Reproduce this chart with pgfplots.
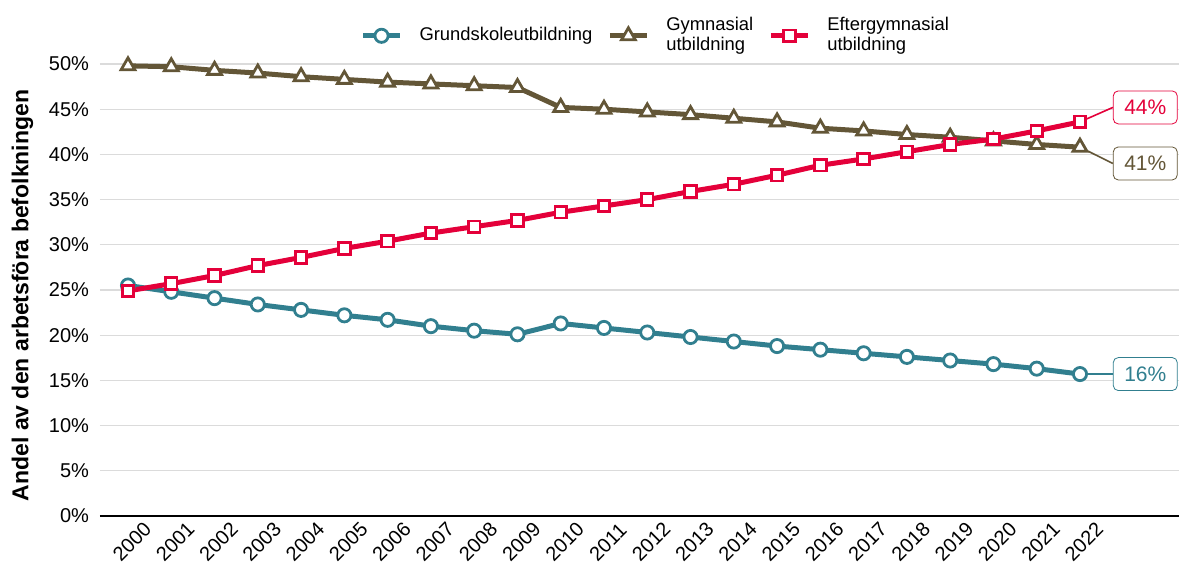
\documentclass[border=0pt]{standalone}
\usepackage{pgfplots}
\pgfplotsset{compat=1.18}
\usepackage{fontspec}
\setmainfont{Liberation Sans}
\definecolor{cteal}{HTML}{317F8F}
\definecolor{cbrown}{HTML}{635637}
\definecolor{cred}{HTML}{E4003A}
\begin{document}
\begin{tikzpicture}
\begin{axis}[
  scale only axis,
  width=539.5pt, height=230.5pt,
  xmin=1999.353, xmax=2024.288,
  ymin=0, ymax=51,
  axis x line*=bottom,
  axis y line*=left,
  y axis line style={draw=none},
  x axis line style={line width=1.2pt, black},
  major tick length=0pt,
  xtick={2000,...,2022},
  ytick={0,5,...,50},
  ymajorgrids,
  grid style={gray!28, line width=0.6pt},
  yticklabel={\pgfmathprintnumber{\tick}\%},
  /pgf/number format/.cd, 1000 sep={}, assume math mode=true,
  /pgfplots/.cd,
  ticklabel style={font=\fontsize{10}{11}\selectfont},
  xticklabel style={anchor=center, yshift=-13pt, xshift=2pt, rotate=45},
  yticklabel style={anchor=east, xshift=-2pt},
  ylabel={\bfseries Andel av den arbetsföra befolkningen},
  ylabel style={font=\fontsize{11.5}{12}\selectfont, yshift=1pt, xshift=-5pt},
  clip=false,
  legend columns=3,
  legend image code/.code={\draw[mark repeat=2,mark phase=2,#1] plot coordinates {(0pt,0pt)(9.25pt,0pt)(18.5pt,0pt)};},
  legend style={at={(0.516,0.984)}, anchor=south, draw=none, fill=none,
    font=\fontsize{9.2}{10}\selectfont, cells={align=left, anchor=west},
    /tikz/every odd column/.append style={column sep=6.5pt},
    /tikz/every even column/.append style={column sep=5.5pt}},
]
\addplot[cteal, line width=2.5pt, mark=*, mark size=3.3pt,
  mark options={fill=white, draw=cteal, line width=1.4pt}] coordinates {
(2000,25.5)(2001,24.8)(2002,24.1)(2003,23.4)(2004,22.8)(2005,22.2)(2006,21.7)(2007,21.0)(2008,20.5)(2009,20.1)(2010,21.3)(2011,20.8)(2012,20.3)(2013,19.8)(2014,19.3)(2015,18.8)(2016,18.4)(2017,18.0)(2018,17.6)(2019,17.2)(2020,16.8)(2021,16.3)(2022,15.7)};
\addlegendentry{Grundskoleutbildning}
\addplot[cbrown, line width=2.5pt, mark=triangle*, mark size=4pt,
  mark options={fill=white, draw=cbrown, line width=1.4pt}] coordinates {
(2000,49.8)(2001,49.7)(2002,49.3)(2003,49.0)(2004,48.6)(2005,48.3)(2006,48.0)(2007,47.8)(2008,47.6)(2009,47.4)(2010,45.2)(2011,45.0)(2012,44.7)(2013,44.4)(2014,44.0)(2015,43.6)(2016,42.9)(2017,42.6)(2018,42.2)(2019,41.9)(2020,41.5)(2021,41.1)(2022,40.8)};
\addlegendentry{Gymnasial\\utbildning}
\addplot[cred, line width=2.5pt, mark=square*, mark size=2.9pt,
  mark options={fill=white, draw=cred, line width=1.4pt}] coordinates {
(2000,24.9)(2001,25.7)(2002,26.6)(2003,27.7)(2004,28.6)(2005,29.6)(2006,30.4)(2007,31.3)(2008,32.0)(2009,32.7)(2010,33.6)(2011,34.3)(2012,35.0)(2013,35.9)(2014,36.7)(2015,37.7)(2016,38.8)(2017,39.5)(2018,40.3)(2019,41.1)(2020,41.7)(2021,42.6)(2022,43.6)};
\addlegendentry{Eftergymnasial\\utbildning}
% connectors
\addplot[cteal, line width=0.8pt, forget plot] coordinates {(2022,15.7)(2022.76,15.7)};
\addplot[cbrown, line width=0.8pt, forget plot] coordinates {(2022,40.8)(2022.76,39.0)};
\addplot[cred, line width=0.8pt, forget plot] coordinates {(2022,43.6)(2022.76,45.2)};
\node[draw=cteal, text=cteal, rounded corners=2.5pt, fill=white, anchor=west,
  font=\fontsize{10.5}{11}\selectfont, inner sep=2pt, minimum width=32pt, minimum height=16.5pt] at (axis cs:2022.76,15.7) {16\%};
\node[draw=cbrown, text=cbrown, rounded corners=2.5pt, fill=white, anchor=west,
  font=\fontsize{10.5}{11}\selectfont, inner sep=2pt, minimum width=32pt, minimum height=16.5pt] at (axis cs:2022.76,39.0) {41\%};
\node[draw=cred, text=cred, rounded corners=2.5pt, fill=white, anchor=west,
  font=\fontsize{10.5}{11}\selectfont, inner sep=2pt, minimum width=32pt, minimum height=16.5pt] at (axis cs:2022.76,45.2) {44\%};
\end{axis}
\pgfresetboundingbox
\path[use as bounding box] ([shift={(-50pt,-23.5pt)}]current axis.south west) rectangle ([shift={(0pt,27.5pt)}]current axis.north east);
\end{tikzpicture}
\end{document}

◆ ◆ ◆

Challenge -
Print the full listing exactly, dropping the pictures.

Finished task -
Reproduce this chart with pgfplots.
\documentclass[border=0pt]{standalone}
\usepackage{pgfplots}
\pgfplotsset{compat=1.18}
\usepackage{fontspec}
\setmainfont{Liberation Sans}
\definecolor{cteal}{HTML}{317F8F}
\definecolor{cbrown}{HTML}{635637}
\definecolor{cred}{HTML}{E4003A}
\begin{document}
\begin{tikzpicture}
\begin{axis}[
  scale only axis,
  width=539.5pt, height=230.5pt,
  xmin=1999.353, xmax=2024.288,
  ymin=0, ymax=51,
  axis x line*=bottom,
  axis y line*=left,
  y axis line style={draw=none},
  x axis line style={line width=1.2pt, black},
  major tick length=0pt,
  xtick={2000,...,2022},
  ytick={0,5,...,50},
  ymajorgrids,
  grid style={gray!28, line width=0.6pt},
  yticklabel={\pgfmathprintnumber{\tick}\%},
  /pgf/number format/.cd, 1000 sep={}, assume math mode=true,
  /pgfplots/.cd,
  ticklabel style={font=\fontsize{10}{11}\selectfont},
  xticklabel style={anchor=center, yshift=-13pt, xshift=2pt, rotate=45},
  yticklabel style={anchor=east, xshift=-2pt},
  ylabel={\bfseries Andel av den arbetsföra befolkningen},
  ylabel style={font=\fontsize{11.5}{12}\selectfont, yshift=1pt, xshift=-5pt},
  clip=false,
  legend columns=3,
  legend image code/.code={\draw[mark repeat=2,mark phase=2,#1] plot coordinates {(0pt,0pt)(9.25pt,0pt)(18.5pt,0pt)};},
  legend style={at={(0.516,0.984)}, anchor=south, draw=none, fill=none,
    font=\fontsize{9.2}{10}\selectfont, cells={align=left, anchor=west},
    /tikz/every odd column/.append style={column sep=6.5pt},
    /tikz/every even column/.append style={column sep=5.5pt}},
]
\addplot[cteal, line width=2.5pt, mark=*, mark size=3.3pt,
  mark options={fill=white, draw=cteal, line width=1.4pt}] coordinates {
(2000,25.5)(2001,24.8)(2002,24.1)(2003,23.4)(2004,22.8)(2005,22.2)(2006,21.7)(2007,21.0)(2008,20.5)(2009,20.1)(2010,21.3)(2011,20.8)(2012,20.3)(2013,19.8)(2014,19.3)(2015,18.8)(2016,18.4)(2017,18.0)(2018,17.6)(2019,17.2)(2020,16.8)(2021,16.3)(2022,15.7)};
\addlegendentry{Grundskoleutbildning}
\addplot[cbrown, line width=2.5pt, mark=triangle*, mark size=4pt,
  mark options={fill=white, draw=cbrown, line width=1.4pt}] coordinates {
(2000,49.8)(2001,49.7)(2002,49.3)(2003,49.0)(2004,48.6)(2005,48.3)(2006,48.0)(2007,47.8)(2008,47.6)(2009,47.4)(2010,45.2)(2011,45.0)(2012,44.7)(2013,44.4)(2014,44.0)(2015,43.6)(2016,42.9)(2017,42.6)(2018,42.2)(2019,41.9)(2020,41.5)(2021,41.1)(2022,40.8)};
\addlegendentry{Gymnasial\\utbildning}
\addplot[cred, line width=2.5pt, mark=square*, mark size=2.9pt,
  mark options={fill=white, draw=cred, line width=1.4pt}] coordinates {
(2000,24.9)(2001,25.7)(2002,26.6)(2003,27.7)(2004,28.6)(2005,29.6)(2006,30.4)(2007,31.3)(2008,32.0)(2009,32.7)(2010,33.6)(2011,34.3)(2012,35.0)(2013,35.9)(2014,36.7)(2015,37.7)(2016,38.8)(2017,39.5)(2018,40.3)(2019,41.1)(2020,41.7)(2021,42.6)(2022,43.6)};
\addlegendentry{Eftergymnasial\\utbildning}
% connectors
\addplot[cteal, line width=0.8pt, forget plot] coordinates {(2022,15.7)(2022.76,15.7)};
\addplot[cbrown, line width=0.8pt, forget plot] coordinates {(2022,40.8)(2022.76,39.0)};
\addplot[cred, line width=0.8pt, forget plot] coordinates {(2022,43.6)(2022.76,45.2)};
\node[draw=cteal, text=cteal, rounded corners=2.5pt, fill=white, anchor=west,
  font=\fontsize{10.5}{11}\selectfont, inner sep=2pt, minimum width=32pt, minimum height=16.5pt] at (axis cs:2022.76,15.7) {16\%};
\node[draw=cbrown, text=cbrown, rounded corners=2.5pt, fill=white, anchor=west,
  font=\fontsize{10.5}{11}\selectfont, inner sep=2pt, minimum width=32pt, minimum height=16.5pt] at (axis cs:2022.76,39.0) {41\%};
\node[draw=cred, text=cred, rounded corners=2.5pt, fill=white, anchor=west,
  font=\fontsize{10.5}{11}\selectfont, inner sep=2pt, minimum width=32pt, minimum height=16.5pt] at (axis cs:2022.76,45.2) {44\%};
\end{axis}
\pgfresetboundingbox
\path[use as bounding box] ([shift={(-50pt,-23.5pt)}]current axis.south west) rectangle ([shift={(0pt,27.5pt)}]current axis.north east);
\end{tikzpicture}
\end{document}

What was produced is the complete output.